Effects of adrenomedullin on endothelial cells in the multistep process of angiogenesis: involvement of CRLR/RAMP2 and CRLR/RAMP3 receptors

Samantha Fernandez-Sauze, Christine Delfino, Kamel Mabrouk, Christophe Dussert, Olivier Chinot, Pierre-Marie Martin, Francois Grisoli, L'Houcine Ouafik, Françoise Boudouresque
International Journal of Cancer. Journal International du Cancer 2004 March 1, 108 (6): 797-804
Recently, we demonstrated that U87 glioblastoma xenograft tumors treated with anti-adrenomedullin (AM) antibody were less vascularized than control tumors, suggesting that AM might be involved in neovascularization and/or vessel stabilization.
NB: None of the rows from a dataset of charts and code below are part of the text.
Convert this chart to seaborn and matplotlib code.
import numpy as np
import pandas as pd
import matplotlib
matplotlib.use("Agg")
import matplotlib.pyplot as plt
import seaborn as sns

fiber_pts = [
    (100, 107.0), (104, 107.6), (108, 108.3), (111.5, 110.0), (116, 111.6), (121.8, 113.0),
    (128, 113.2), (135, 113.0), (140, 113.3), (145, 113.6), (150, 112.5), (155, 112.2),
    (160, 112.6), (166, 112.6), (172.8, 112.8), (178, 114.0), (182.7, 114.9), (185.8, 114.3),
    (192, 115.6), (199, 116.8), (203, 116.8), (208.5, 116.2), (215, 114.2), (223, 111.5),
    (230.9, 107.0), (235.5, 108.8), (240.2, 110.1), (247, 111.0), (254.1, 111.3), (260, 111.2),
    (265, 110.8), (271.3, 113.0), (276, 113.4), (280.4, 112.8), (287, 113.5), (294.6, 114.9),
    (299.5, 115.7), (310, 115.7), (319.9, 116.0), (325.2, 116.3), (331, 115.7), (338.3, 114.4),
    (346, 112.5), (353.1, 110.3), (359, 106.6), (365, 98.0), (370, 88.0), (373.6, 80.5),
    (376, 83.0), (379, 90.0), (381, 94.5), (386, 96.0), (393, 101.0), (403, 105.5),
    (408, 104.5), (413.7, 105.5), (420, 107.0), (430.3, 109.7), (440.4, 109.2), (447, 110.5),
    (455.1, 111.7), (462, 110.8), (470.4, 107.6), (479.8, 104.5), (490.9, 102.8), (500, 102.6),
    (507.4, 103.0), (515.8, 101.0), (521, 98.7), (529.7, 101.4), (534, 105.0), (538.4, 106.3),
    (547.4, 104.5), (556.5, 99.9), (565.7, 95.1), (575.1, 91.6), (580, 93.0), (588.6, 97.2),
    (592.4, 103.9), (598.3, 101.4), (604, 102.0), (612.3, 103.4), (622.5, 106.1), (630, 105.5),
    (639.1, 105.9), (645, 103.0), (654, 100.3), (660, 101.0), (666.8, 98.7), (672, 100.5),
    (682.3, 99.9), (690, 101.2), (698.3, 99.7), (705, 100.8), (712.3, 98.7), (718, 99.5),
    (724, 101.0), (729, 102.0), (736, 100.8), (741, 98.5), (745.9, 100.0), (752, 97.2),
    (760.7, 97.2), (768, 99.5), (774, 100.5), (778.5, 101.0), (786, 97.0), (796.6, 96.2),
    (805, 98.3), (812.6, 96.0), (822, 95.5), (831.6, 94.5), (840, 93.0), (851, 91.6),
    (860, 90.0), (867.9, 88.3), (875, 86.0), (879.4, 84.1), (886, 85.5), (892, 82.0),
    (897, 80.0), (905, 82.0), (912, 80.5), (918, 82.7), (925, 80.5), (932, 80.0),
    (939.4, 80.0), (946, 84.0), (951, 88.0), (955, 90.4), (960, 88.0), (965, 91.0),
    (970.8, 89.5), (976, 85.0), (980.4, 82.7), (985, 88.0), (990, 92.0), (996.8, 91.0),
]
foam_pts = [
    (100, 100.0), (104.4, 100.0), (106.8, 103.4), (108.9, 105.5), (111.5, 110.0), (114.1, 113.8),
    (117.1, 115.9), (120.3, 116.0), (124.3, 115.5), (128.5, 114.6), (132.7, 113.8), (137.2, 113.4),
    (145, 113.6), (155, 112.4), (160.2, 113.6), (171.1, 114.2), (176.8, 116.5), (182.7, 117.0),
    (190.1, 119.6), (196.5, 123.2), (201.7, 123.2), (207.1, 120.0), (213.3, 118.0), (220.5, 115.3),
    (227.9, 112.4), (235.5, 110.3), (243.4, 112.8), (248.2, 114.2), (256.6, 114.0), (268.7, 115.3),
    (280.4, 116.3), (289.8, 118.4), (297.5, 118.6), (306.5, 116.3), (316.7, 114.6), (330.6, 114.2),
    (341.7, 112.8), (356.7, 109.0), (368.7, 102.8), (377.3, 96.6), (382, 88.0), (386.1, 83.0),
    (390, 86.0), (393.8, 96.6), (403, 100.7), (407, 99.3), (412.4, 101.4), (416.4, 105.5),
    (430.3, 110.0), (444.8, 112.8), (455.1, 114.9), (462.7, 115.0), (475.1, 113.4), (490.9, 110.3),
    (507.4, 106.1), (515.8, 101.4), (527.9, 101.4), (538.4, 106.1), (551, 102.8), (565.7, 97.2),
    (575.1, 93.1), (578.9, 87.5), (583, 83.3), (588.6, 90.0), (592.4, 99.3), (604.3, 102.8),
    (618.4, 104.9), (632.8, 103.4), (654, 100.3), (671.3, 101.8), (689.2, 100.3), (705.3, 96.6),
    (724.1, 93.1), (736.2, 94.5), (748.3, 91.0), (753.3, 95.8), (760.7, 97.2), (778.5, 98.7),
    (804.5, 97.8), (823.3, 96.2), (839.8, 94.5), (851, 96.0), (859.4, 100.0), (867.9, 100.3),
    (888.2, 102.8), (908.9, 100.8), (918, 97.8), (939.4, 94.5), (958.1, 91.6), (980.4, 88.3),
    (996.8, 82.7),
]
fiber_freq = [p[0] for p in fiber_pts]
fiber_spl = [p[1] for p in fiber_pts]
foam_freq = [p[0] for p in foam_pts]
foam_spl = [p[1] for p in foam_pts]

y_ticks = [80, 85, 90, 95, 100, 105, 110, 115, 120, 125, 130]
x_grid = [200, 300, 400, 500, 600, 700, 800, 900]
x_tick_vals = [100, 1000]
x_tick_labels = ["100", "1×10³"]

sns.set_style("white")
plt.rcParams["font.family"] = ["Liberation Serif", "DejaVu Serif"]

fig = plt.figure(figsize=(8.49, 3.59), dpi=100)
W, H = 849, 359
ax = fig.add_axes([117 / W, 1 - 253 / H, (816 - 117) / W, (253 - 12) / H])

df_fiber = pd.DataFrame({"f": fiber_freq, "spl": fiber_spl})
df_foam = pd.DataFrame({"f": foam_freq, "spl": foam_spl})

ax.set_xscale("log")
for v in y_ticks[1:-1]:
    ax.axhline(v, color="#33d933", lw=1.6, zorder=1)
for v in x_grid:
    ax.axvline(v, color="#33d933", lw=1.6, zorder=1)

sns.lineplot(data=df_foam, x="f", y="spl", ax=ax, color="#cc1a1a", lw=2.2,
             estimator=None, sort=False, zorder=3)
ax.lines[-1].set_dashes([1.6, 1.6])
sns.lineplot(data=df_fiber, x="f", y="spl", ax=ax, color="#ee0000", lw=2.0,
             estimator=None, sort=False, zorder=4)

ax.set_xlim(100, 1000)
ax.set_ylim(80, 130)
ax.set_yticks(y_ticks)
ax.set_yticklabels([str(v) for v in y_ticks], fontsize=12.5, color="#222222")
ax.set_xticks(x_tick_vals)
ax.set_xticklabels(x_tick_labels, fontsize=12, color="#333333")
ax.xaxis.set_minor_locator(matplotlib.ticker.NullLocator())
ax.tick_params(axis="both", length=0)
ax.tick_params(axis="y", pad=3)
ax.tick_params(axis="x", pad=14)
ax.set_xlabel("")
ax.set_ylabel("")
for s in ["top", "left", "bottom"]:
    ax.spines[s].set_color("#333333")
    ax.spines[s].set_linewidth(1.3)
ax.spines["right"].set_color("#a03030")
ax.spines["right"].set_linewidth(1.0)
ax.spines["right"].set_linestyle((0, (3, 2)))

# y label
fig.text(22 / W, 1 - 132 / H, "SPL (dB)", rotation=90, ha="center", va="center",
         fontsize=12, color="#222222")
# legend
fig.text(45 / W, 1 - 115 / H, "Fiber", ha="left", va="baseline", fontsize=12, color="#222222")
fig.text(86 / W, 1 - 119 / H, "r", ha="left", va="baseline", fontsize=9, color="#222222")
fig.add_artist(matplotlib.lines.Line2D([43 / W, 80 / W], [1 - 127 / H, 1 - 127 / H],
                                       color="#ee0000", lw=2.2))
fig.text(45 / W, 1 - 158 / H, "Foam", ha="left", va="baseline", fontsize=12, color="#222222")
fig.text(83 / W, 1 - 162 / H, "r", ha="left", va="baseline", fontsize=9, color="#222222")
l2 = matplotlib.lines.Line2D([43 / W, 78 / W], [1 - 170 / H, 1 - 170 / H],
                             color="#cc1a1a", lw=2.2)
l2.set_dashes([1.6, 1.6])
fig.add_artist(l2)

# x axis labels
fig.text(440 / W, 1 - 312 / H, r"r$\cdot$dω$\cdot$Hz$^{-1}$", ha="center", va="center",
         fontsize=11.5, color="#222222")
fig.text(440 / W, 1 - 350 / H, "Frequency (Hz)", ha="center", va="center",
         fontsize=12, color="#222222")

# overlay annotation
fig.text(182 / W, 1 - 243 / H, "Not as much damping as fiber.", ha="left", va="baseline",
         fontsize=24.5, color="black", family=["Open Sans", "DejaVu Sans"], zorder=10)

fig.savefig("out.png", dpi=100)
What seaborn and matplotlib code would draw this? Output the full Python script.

Angiogenesis, the sprouting of new capillaries from preexisting blood vessels, is a multistep process that involves migration and proliferation of endothelial cells, remodeling of the extracellular matrix and functional maturation of the newly assembled vessels. In our study, we analyzed the role of AM on human umbilical vein endothelial cell (HUVEC) phenotype related to different stages of angiogenesis. Here we report evidence that AM promoted HUVEC migration and invasion in a dose-dependent manner. The action of AM is specific and is mediated by the calcitonin receptor-like receptor/receptor activity-modifying protein-2 and -3 (CRLR/RAMP2; CRLR/RAMP3) receptors. Furthermore, AM was able to induce HUVEC differentiation into cord-like structures on Matrigel. Suboptimal concentrations of vascular endothelial growth factor (VEGF) and AM acted synergistically to induce angiogenic-related effects on endothelial cells in vitro. Blocking antibodies to VEGF did not significantly inhibit AM-induced capillary tube formation by human endothelial cells, indicating that AM does not function indirectly through upregulation of VEGF. These findings suggest that the proangiogenic action of AM on cultured endothelial cells via CRLR/RAMP2 and CRLR/RAMP3 receptors may translate in vivo into enhanced neovascularization and therefore identify AM and its receptors acting as potential new targets for antiangiogenic therapies.